The problem: Repeat every line exactly, keeping the pictures out of the copy.

Provided data:
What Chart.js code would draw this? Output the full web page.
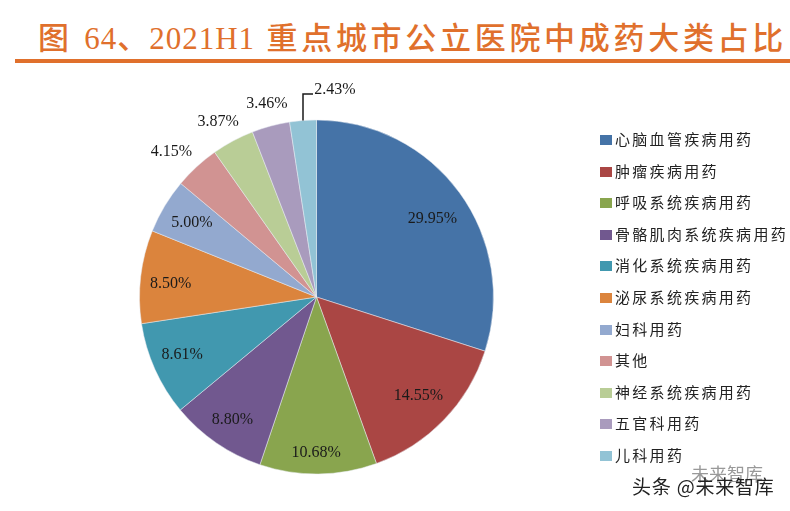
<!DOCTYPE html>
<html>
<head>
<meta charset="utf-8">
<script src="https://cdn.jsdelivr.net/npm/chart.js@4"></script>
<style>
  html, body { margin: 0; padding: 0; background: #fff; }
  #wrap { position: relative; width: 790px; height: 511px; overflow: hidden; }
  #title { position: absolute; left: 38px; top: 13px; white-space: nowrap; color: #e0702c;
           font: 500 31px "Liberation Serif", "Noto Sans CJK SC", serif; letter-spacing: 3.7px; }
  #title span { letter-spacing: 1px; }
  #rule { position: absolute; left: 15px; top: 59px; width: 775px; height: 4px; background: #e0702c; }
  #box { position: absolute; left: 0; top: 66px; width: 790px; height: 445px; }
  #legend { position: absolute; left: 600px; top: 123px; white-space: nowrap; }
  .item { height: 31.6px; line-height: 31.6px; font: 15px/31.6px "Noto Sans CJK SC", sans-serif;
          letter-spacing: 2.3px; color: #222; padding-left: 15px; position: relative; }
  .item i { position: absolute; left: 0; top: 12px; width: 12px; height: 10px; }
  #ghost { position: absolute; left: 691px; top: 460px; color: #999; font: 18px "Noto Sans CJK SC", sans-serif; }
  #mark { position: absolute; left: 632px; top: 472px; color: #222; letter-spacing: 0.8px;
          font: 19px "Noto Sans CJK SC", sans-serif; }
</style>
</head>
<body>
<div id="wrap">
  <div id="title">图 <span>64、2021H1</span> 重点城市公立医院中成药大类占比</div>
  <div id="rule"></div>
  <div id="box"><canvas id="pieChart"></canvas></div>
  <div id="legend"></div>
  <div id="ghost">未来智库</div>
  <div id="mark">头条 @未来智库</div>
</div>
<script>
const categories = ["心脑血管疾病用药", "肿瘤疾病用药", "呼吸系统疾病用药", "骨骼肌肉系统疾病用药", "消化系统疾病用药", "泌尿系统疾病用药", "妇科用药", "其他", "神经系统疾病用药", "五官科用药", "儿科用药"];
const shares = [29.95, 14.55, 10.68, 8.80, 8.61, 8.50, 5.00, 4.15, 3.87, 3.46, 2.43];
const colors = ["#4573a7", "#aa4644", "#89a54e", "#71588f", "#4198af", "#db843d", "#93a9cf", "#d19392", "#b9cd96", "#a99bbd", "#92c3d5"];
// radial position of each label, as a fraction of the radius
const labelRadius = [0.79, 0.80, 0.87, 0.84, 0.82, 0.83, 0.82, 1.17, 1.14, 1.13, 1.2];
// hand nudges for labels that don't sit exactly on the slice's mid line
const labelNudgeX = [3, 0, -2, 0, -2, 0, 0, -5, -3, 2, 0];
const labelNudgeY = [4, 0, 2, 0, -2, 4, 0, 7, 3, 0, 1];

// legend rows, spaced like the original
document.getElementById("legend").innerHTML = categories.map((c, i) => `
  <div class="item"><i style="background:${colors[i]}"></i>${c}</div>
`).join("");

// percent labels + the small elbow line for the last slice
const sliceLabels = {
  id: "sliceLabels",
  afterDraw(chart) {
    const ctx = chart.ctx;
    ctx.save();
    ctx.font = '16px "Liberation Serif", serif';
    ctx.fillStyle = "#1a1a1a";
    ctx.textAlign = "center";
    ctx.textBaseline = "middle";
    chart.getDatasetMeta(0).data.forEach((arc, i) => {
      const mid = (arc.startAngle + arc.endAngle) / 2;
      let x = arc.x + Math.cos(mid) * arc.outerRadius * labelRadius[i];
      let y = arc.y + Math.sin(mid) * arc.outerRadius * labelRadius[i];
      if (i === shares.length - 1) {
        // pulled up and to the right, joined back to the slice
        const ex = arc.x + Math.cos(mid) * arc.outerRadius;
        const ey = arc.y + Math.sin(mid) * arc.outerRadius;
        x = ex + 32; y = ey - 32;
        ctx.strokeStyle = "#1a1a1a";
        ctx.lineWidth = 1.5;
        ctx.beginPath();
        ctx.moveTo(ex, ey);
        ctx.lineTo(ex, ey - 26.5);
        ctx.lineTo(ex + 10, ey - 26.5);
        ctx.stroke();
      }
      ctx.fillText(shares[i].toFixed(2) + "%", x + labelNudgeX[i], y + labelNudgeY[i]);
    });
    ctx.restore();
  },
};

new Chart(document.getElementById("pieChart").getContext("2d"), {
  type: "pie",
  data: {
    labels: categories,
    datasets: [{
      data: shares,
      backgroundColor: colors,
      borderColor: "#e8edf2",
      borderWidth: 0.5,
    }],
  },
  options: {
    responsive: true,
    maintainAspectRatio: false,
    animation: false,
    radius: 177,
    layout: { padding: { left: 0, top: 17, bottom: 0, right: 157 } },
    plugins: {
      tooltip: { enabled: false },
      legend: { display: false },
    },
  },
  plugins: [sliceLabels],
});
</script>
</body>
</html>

Exercise result:
What Chart.js code would draw this? Output the full web page.
<!DOCTYPE html>
<html>
<head>
<meta charset="utf-8">
<script src="https://cdn.jsdelivr.net/npm/chart.js@4"></script>
<style>
  html, body { margin: 0; padding: 0; background: #fff; }
  #wrap { position: relative; width: 790px; height: 511px; overflow: hidden; }
  #title { position: absolute; left: 38px; top: 13px; white-space: nowrap; color: #e0702c;
           font: 500 31px "Liberation Serif", "Noto Sans CJK SC", serif; letter-spacing: 3.7px; }
  #title span { letter-spacing: 1px; }
  #rule { position: absolute; left: 15px; top: 59px; width: 775px; height: 4px; background: #e0702c; }
  #box { position: absolute; left: 0; top: 66px; width: 790px; height: 445px; }
  #legend { position: absolute; left: 600px; top: 123px; white-space: nowrap; }
  .item { height: 31.6px; line-height: 31.6px; font: 15px/31.6px "Noto Sans CJK SC", sans-serif;
          letter-spacing: 2.3px; color: #222; padding-left: 15px; position: relative; }
  .item i { position: absolute; left: 0; top: 12px; width: 12px; height: 10px; }
  #ghost { position: absolute; left: 691px; top: 460px; color: #999; font: 18px "Noto Sans CJK SC", sans-serif; }
  #mark { position: absolute; left: 632px; top: 472px; color: #222; letter-spacing: 0.8px;
          font: 19px "Noto Sans CJK SC", sans-serif; }
</style>
</head>
<body>
<div id="wrap">
  <div id="title">图 <span>64、2021H1</span> 重点城市公立医院中成药大类占比</div>
  <div id="rule"></div>
  <div id="box"><canvas id="pieChart"></canvas></div>
  <div id="legend"></div>
  <div id="ghost">未来智库</div>
  <div id="mark">头条 @未来智库</div>
</div>
<script>
const categories = ["心脑血管疾病用药", "肿瘤疾病用药", "呼吸系统疾病用药", "骨骼肌肉系统疾病用药", "消化系统疾病用药", "泌尿系统疾病用药", "妇科用药", "其他", "神经系统疾病用药", "五官科用药", "儿科用药"];
const shares = [29.95, 14.55, 10.68, 8.80, 8.61, 8.50, 5.00, 4.15, 3.87, 3.46, 2.43];
const colors = ["#4573a7", "#aa4644", "#89a54e", "#71588f", "#4198af", "#db843d", "#93a9cf", "#d19392", "#b9cd96", "#a99bbd", "#92c3d5"];
// radial position of each label, as a fraction of the radius
const labelRadius = [0.79, 0.80, 0.87, 0.84, 0.82, 0.83, 0.82, 1.17, 1.14, 1.13, 1.2];
// hand nudges for labels that don't sit exactly on the slice's mid line
const labelNudgeX = [3, 0, -2, 0, -2, 0, 0, -5, -3, 2, 0];
const labelNudgeY = [4, 0, 2, 0, -2, 4, 0, 7, 3, 0, 1];

// legend rows, spaced like the original
document.getElementById("legend").innerHTML = categories.map((c, i) => `
  <div class="item"><i style="background:${colors[i]}"></i>${c}</div>
`).join("");

// percent labels + the small elbow line for the last slice
const sliceLabels = {
  id: "sliceLabels",
  afterDraw(chart) {
    const ctx = chart.ctx;
    ctx.save();
    ctx.font = '16px "Liberation Serif", serif';
    ctx.fillStyle = "#1a1a1a";
    ctx.textAlign = "center";
    ctx.textBaseline = "middle";
    chart.getDatasetMeta(0).data.forEach((arc, i) => {
      const mid = (arc.startAngle + arc.endAngle) / 2;
      let x = arc.x + Math.cos(mid) * arc.outerRadius * labelRadius[i];
      let y = arc.y + Math.sin(mid) * arc.outerRadius * labelRadius[i];
      if (i === shares.length - 1) {
        // pulled up and to the right, joined back to the slice
        const ex = arc.x + Math.cos(mid) * arc.outerRadius;
        const ey = arc.y + Math.sin(mid) * arc.outerRadius;
        x = ex + 32; y = ey - 32;
        ctx.strokeStyle = "#1a1a1a";
        ctx.lineWidth = 1.5;
        ctx.beginPath();
        ctx.moveTo(ex, ey);
        ctx.lineTo(ex, ey - 26.5);
        ctx.lineTo(ex + 10, ey - 26.5);
        ctx.stroke();
      }
      ctx.fillText(shares[i].toFixed(2) + "%", x + labelNudgeX[i], y + labelNudgeY[i]);
    });
    ctx.restore();
  },
};

new Chart(document.getElementById("pieChart").getContext("2d"), {
  type: "pie",
  data: {
    labels: categories,
    datasets: [{
      data: shares,
      backgroundColor: colors,
      borderColor: "#e8edf2",
      borderWidth: 0.5,
    }],
  },
  options: {
    responsive: true,
    maintainAspectRatio: false,
    animation: false,
    radius: 177,
    layout: { padding: { left: 0, top: 17, bottom: 0, right: 157 } },
    plugins: {
      tooltip: { enabled: false },
      legend: { display: false },
    },
  },
  plugins: [sliceLabels],
});
</script>
</body>
</html>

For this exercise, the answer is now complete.